In lies we trust
The bad news for former Enron execs just keeps coming, doesn’t it? Reuters reported yesterday that “Former Enron chief accounting officer Richard Causey was sentenced to five and one-half years in prison for approving the bogus bookkeeping that led to the company’s 2001 collapse.”
“Causey, 46, the last of the top-tier Enron executives to be sentenced, pleaded guilty to securities fraud in December 2005, weeks before he was scheduled to go on trial with former Enron chief executives Ken Lay and Jeff Skilling, both of whom were found guilty in May. Lay died of a heart attack July 5.”
“Improper things were done at Enron,” Causey told U.S. District Judge Sim Lake at his sentencing hearing. “Some things were done by me and for that I am profoundly sorry.”
(Of course the ex-CEO of Enron, Jeffrey Skilling, continues to deny that anything improper occurred, and it was unfair reporting on Enron that caused their stock to plummet and their business to fail.)
Apparently the entire executive team was involved in the massive fraud, which is amazing to me; and their now-defunct independent auditors (Andersen Consulting) were either complicit or profoundly ignorant: either scenario is frightening.
Despite all the new rules of Sarbanes-Oxley, all the accounting oversight by auditors, the reporting that publicly-traded companies must do, I must admit I wonder if it really matters.
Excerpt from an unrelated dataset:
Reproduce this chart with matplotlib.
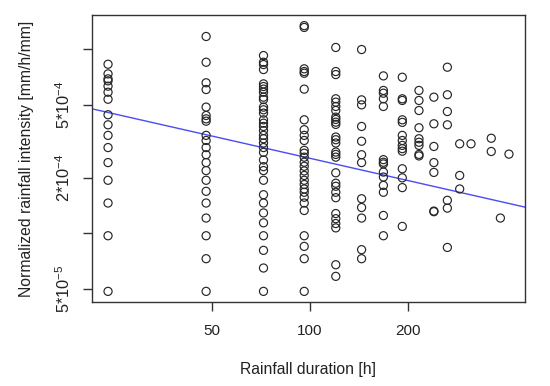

Because at the most basic level, the financial world is really based on trust, isn’t it?
If you take out a car loan, the bank or car dealer is trusting you to pay it back. Sure they check your credit rating, they can take you to court if you don’t pay up, but in reality there are lots of ways to wriggle out of debts. If you buy stock in a company, or a government bond, you are trusting them, too, to keep to the agreements you’ve made. Whatever might be written on paper, really it just boils down to trust that each party will be honest and keep their word.
When an entire executive leadership team just agrees to lie, cheat and steal, can you really stop them? Sure, Enron eventually failed, but not before thousands of people lost their jobs, and even worse in many cases–their lifetime savings for retirement, tied up in Enron stock.
Even six years later I’m stunned and dismayed. Investing is risky enough (and like most of us, I’m a novice) but if your fundamental trust is shaken, it really is tempting to stick your savings under the mattress, isn’t it?
The Reuters article concluded “Causey will begin his prison sentence after the U.S. Bureau of Prisons determines where he will be housed. He left the courthouse with his wife and three teen-age children without commenting to reporters.”
Well what is there to say, really?
If your fundamental trust is really shaken you wouldn’t even use paper money. Stop and think about it. How much of our daily life in a media market culture requires a kind of deference to and trust in all sorts of things from the accuracy of journalism to the accurate portrayal of statistical significance. Enron’s the tip of the iceberg and an easy fall guy but the trust issues you’re worried about go more than skin deep.